Accordion Story

Let me tell you about my brief career as an accordion player.

In 1995, I was in the band Martin's Folly, and we were making our first album with producer Eric "Roscoe" Ambel. Singer Chris Gray and I had written some tunes that were "rootsy" or that harkened back to old-time styles. In fact, one or two tunes sounded like sea chanties. "Accordion!" That's what I yelped. "We need an accordion!"

So I went in search of an accordion. At that time, hard to believe, there were two full-time accordion shops in Manhattan: Accordion-o-Rama in Midtown and Main Squeeze on Essex Street in the Lower East Side. I went to Accordion-o-Rama, where the proprietor had rows and rows of accordions on shelves. I tried a few of them and walked out with a full-size, Italian-made accordion, a red one that had the brand name Ferrari. I think I paid $300 for it. Yes, I bought a used red Ferrari for $300.

So I set about teaching myself the accordion. Playing the keys on the right hand was not much of a problem - just like a piano, except that it's vertical. But the left hand, oh, the left hand, those 120 chord buttons arranged in ways that I could not understand. Major, minor, seventh chords, diminished chords. And you could depress more than one button at a time to create some real dissonance. And of course the pulling and squeezing and wheezing action, in and out. And that reedy, wheezy sound, at least when I played it.

One thing I learned from those weeks of mauling the accordion is that music "breathes." An accordion can sound for only as long as you can pull or push that squeezebox. In a similar way, a singer can hold a note for only so long, and you need to leave space to "inhale." Months or years later, when I played organ parts, I kept this in mind. And maybe it has helped me to this day to realize that even instrumental music, even without an accordion, needs to "inhale." 

Martin's Folly got to the recording session, and when I pulled the accordion out of its case, a shadow crossed Roscoe's face. He could see the future, and he knew he did not want to spend hours with an amateur accordionist doing take after take on that reedy, wheezy instrument. Diplomatically, he said that the better thing is for us to use our usual instruments and to merely suggest the presence of an accordion. At any rate, we finished the album, and it sounded just fine without a single note of accordion.

For some reason, other people gigging in town were showing an interest in the accordion, maybe because it was so uncool, it was almost cool. Roscoe's wife, the singer Mary Lee Kortes, had been appearing with an accordionist, and she herself took an interest in that strange instrument, which changes shape as you play it. Roscoe bought an accordion for Mary Lee. Accordion fever!

But my interest in the accordion began to wane. For a while, I thought, "Hey, it's a portable, acoustic keyboard." But an accordion is not a keyboard. An accordion is an accordion.

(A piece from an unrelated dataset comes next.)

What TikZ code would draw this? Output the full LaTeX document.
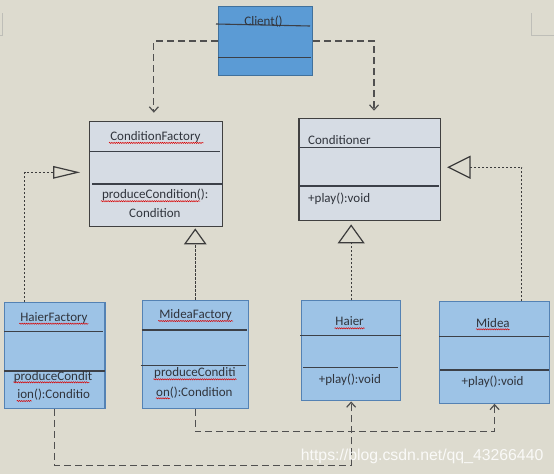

The accordion sat in its case unplayed for weeks, and then months. 

Fast forward a few years, and Martin's Folly is sharing a rehearsal space with Roscoe, who is using the space as a recording studio. He is recording a folky psychedelic band. He phones me from the studio and says, "Do you still have that accordion?" I say yes, it's in the back room of the studio. A few minutes later he phones again and says he can't find the accordion. I say, "What about Mary Lee's accordion?" He said they sold it because she wasn't playing it. I hunted around my apartment but could not find the accordion.

A month or two later, I'm walking down Avenue B, and out of the Lakeside Lounge comes Roscoe. He says, "Jimbo, I need to talk to you." He said that he and Mary Lee were renting storage space, and he went to retrieve something from their storage unit, and there he found Mary Lee's accordion. I said, "But I thought you sold that accordion." He said, "That's what I'm trying to tell you. I accidentally sold your accordion."

If I were a smarter person, I would have pretended to take offense and said. "What? You sold my fucking accordion?? What the fuck?? You sold my fucking accordion??!!"

But as it was, all I could do was laugh. What made it funnier is that Roscoe was apologetic and saying he was really sorry he sold my accordion, and I was just laughing.

We quickly resolved the issue. I said, "How much did you get for it?" He said, "$300." I said, "So how about you give me one free day in the studio, and we'll call it even?" He went for that, and that was fine, because seriously, a day in the studio was much more valuable to me than an accordion that I never played. The accordion was off my hands. And I have decided to leave accordion playing to the dedicated professionals.